In other words, Garavaglia said, if an inspector catches a whiff of foul odor from a garbage truck traveling down Bermont Road on its way to the proposed Calusa Green landfill, or sees buzzards and seagulls flying overhead feeding off decaying material, his business would be affected — and that would be devastating, he said, given the millions his family has invested in the farm over the last couple of decades.
“It is a life-or-death issue for agriculture,” he said.
To be sure, proponents of the proposed Calusa Green landfill project say the benefits to the county in terms of tax revenue and jobs created over a 30-year period outweigh any perceived risks, and they want the opportunity to educate the public on why the landfill is needed in Charlotte County.

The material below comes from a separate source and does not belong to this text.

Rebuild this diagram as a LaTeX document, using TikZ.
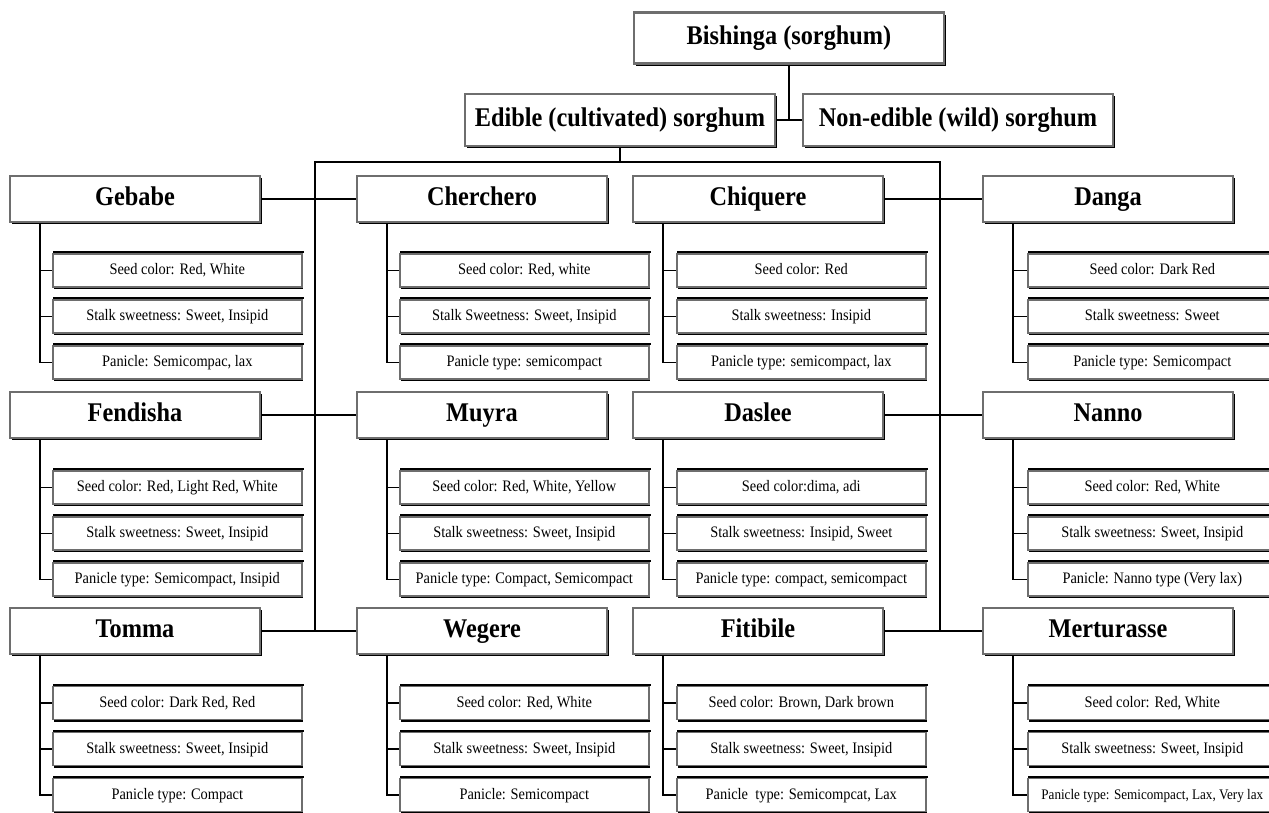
\documentclass[tikz,border=0pt]{standalone}
\usepackage{fontspec}
\setmainfont{Liberation Serif}[FakeStretch=0.9]
\usetikzlibrary{shadows}
\definecolor{boxgray}{RGB}{110,110,110}
\tikzset{
  mainbox/.style={draw=boxgray, line width=2.2pt, fill=white, minimum width=250pt, minimum height=46pt, inner sep=0pt,
    font=\fontsize{27}{30}\selectfont\bfseries, text height=18.5pt, text depth=6pt,
    drop shadow={shadow xshift=2.4pt, shadow yshift=-2.4pt, fill=black, opacity=1}},
  topbox/.style={mainbox, minimum width=310pt, minimum height=51pt},
  subbox/.style={draw=boxgray, line width=1.6pt, fill=white, minimum width=249pt, minimum height=33pt, inner sep=0pt,
    font=\fontsize{16}{18}\selectfont, anchor=west, text height=12pt, text depth=3.5pt,
    drop shadow={shadow xshift=1.5pt, shadow yshift=-2.4pt, fill=black, opacity=1},
    append after command={\pgfextra{\draw[black, line width=2pt] ([xshift=1pt,yshift=1pt]\tikzlastnode.north west) -- ([xshift=1pt,yshift=1pt]\tikzlastnode.north east);}}},
  conn/.style={draw=black, line width=1.2pt}
}
\begin{document}
\begin{tikzpicture}[x=1pt,y=-1pt]
\clip (0,0) rectangle (1269,813);
\fill[white] (0,0) rectangle (1269,813);
% top level
\node[topbox] (bish) at (789,38) {Bishinga (sorghum)};
\node[topbox, minimum height=52pt] (edible) at (620,120) {Edible (cultivated) sorghum};
\node[topbox, minimum height=52pt] (nonedible) at (958,120) {Non-edible (wild) sorghum};
% row 1
\node[mainbox] (gebabe) at (135,199) {Gebabe};
\node[mainbox] (cherchero) at (482,199) {Cherchero};
\node[mainbox] (chiquere) at (758,199) {Chiquere};
\node[mainbox] (danga) at (1108,199) {Danga};
% row 2
\node[mainbox] (fendisha) at (135,415) {Fendisha};
\node[mainbox] (muyra) at (482,415) {Muyra};
\node[mainbox] (daslee) at (758,415) {Daslee};
\node[mainbox] (nanno) at (1108,415) {Nanno};
% row 3
\node[mainbox] (tomma) at (135,631) {Tomma};
\node[mainbox] (wegere) at (482,631) {Wegere};
\node[mainbox] (fitibile) at (758,631) {Fitibile};
\node[mainbox] (merturasse) at (1108,631) {Merturasse};
% sub boxes row 1
\node[subbox] (gebabeA) at (52,270.5) {Seed color: Red, White};
\node[subbox] (gebabeB) at (52,316.5) {Stalk sweetness: Sweet, Insipid};
\node[subbox] (gebabeC) at (52,362.5) {Panicle: Semicompac, lax};
\node[subbox] (chercheroA) at (399,270.5) {Seed color: Red, white};
\node[subbox] (chercheroB) at (399,316.5) {Stalk Sweetness: Sweet, Insipid};
\node[subbox] (chercheroC) at (399,362.5) {Panicle type: semicompact};
\node[subbox] (chiquereA) at (676,270.5) {Seed color: Red};
\node[subbox] (chiquereB) at (676,316.5) {Stalk sweetness: Insipid};
\node[subbox] (chiquereC) at (676,362.5) {Panicle type: semicompact, lax};
\node[subbox] (dangaA) at (1027,270.5) {Seed color: Dark Red};
\node[subbox] (dangaB) at (1027,316.5) {Stalk sweetness: Sweet};
\node[subbox] (dangaC) at (1027,362.5) {Panicle type: Semicompact};
% sub boxes row 2
\node[subbox] (fendishaA) at (52,487.5) {Seed color: Red, Light Red, White};
\node[subbox] (fendishaB) at (52,533.5) {Stalk sweetness: Sweet, Insipid};
\node[subbox] (fendishaC) at (52,579.5) {Panicle type: Semicompact, Insipid};
\node[subbox] (muyraA) at (399,487.5) {Seed color: Red, White, Yellow};
\node[subbox] (muyraB) at (399,533.5) {Stalk sweetness: Sweet, Insipid};
\node[subbox] (muyraC) at (399,579.5) {Panicle type: Compact, Semicompact};
\node[subbox] (dasleeA) at (676,487.5) {Seed color:dima, adi};
\node[subbox] (dasleeB) at (676,533.5) {Stalk sweetness: Insipid, Sweet};
\node[subbox] (dasleeC) at (676,579.5) {Panicle type: compact, semicompact};
\node[subbox] (nannoA) at (1027,487.5) {Seed color: Red, White};
\node[subbox] (nannoB) at (1027,533.5) {Stalk sweetness: Sweet, Insipid};
\node[subbox] (nannoC) at (1027,579.5) {Panicle: Nanno type (Very lax)};
% sub boxes row 3
\node[subbox] (tommaA) at (52,703) {Seed color: Dark Red, Red};
\node[subbox] (tommaB) at (52,749) {Stalk sweetness: Sweet, Insipid};
\node[subbox] (tommaC) at (52,795) {Panicle type: Compact};
\node[subbox] (wegereA) at (399,703) {Seed color: Red, White};
\node[subbox] (wegereB) at (399,749) {Stalk sweetness: Sweet, Insipid};
\node[subbox] (wegereC) at (399,795) {Panicle: Semicompact};
\node[subbox] (fitibileA) at (676,703) {Seed color: Brown, Dark brown};
\node[subbox] (fitibileB) at (676,749) {Stalk sweetness: Sweet, Insipid};
\node[subbox] (fitibileC) at (676,795) {Panicle~~type: Semicompcat, Lax};
\node[subbox] (merturasseA) at (1027,703) {Seed color: Red, White};
\node[subbox] (merturasseB) at (1027,749) {Stalk sweetness: Sweet, Insipid};
\node[subbox, font=\fontsize{14.6}{17}\selectfont] (merturasseC) at (1027,795) {Panicle type: Semicompact, Lax, Very lax};
% connectors top
\draw[conn] (bish.south) -- (bish.south |- edible.east);
\draw[conn] (edible.east) -- (nonedible.west);
\coordinate (busL) at (315,162);
\coordinate (busR) at (940,162);
\draw[conn] (edible.south) -- (edible.south |- busL);
\draw[conn] (busL |- tomma.east) -- (busL) -- (busR) -- (busR |- fitibile.east);
\draw[conn] (gebabe.east) -- (cherchero.west);
\draw[conn] (fendisha.east) -- (muyra.west);
\draw[conn] (tomma.east) -- (wegere.west);
\draw[conn] (chiquere.east) -- (danga.west);
\draw[conn] (daslee.east) -- (nanno.west);
\draw[conn] (fitibile.east) -- (merturasse.west);
% trees
\foreach \m in {gebabe,cherchero,chiquere,danga,fendisha,muyra,daslee,nanno,tomma,wegere,fitibile,merturasse}{
  \draw[conn] ([xshift=31pt]\m.south west) |- (\m A.west);
  \draw[conn] ([xshift=31pt]\m.south west) |- (\m B.west);
  \draw[conn] ([xshift=31pt]\m.south west) |- (\m C.west);
}
\end{tikzpicture}
\end{document}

Last month, the developer requested a continuance on an application to rezone 554 acres of land near Babcock Ranch, where the project is being proposed, from agricultural to planned development, in order to build a facility that would accept garbage and biosolids from surrounding communities, including DeSoto, Collier and Hendry counties. Gary Bayne, president of Southwest Engineering and Design, the engineering firm representing Calusa Green, said the county has “dramatically underestimated” how rapidly it is reaching the capacity of its current landfill, and while nobody wants a landfill in his community, it is something needed.
“We have nothing to hide,” Bayne said in a recent phone interview. “The data is the data. We just want to reach out and give (the landowners) the particulars and the details of the applications, so they are clear.”